After taking the questionnaire, the first group did a simple test: they looked at two different clusters of dots and quickly identified which group had more dots. Then they rated how confident they were in their choice.

People with radical political opinions completed this exercise with pretty much the same accuracy as moderate participants. But “after incorrect decisions, the radicals were less likely to decrease their confidence,” Fleming says.

Unlike political beliefs, which often have no right or wrong answer per se, one group of dots was unquestionably more numerous than the other. But regardless of whether or not there was an objective answer, the radicals were more likely to trust their opinion was correct than to question whether they might have gotten it wrong.

This finding—which the team replicated with tests on the second group of participants—suggests that the metacognition of radicals plays a part in shaping their beliefs. In other words, they actually can’t question their own ideas the same way more moderate individuals can.

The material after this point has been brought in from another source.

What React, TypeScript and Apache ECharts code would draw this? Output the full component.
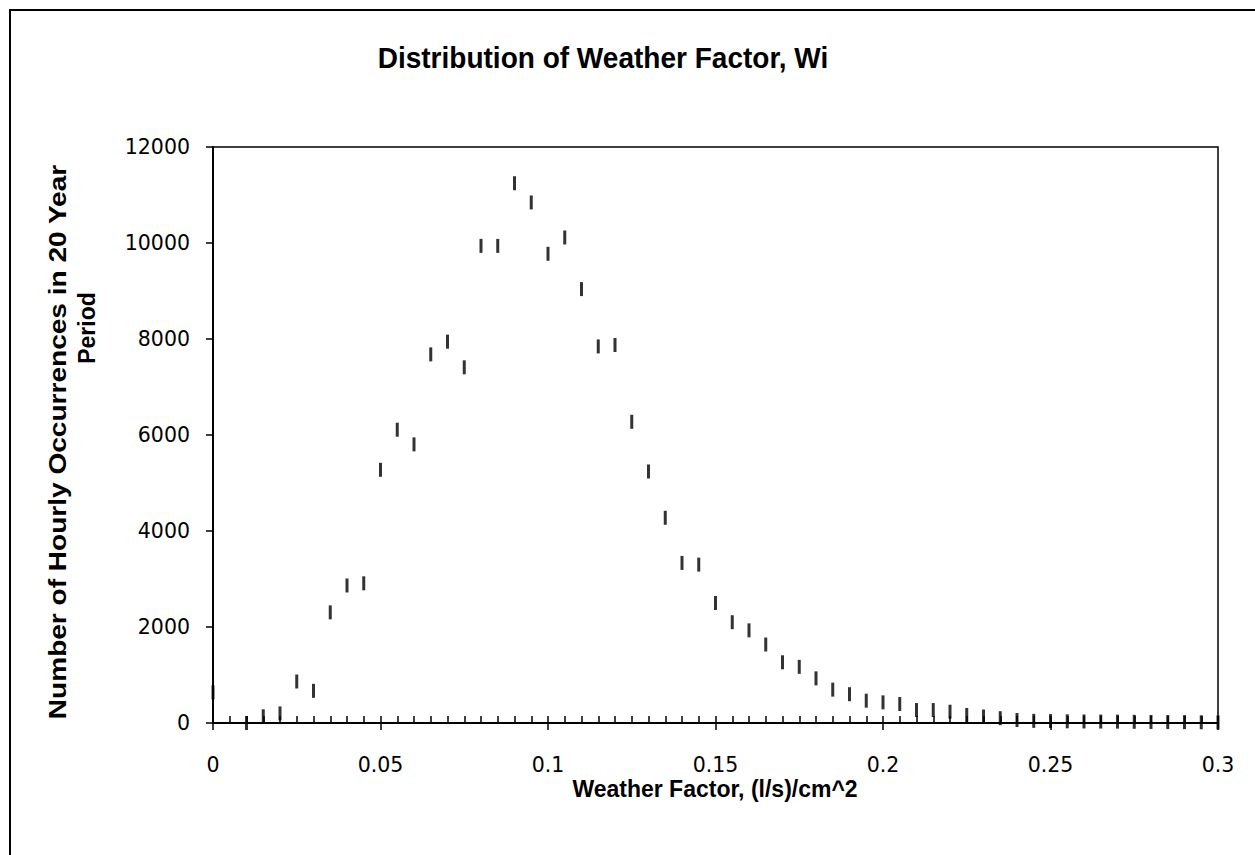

It’s not currently known whether radical beliefs help shape metacognition, or metacognition helps shape radical beliefs, Fleming says. That’s something his team is still trying to unravel. But their work already has potential social implications, he says.

There is a body of work out there—small, but growing, Fleming wrote in an email—showing it may be possible to help people gain better metacognitive skills. This might enable individuals to get along better and make shared decisions.

“Widening polarization about political, religious, and scientific issues threatens open societies, leading to entrenchment of beliefs, reduced mutual understanding, and a pervasive negativity surrounding the very idea of consensus,” the researchers write. Understanding the role that metacognition plays in this polarization may help us step back from it.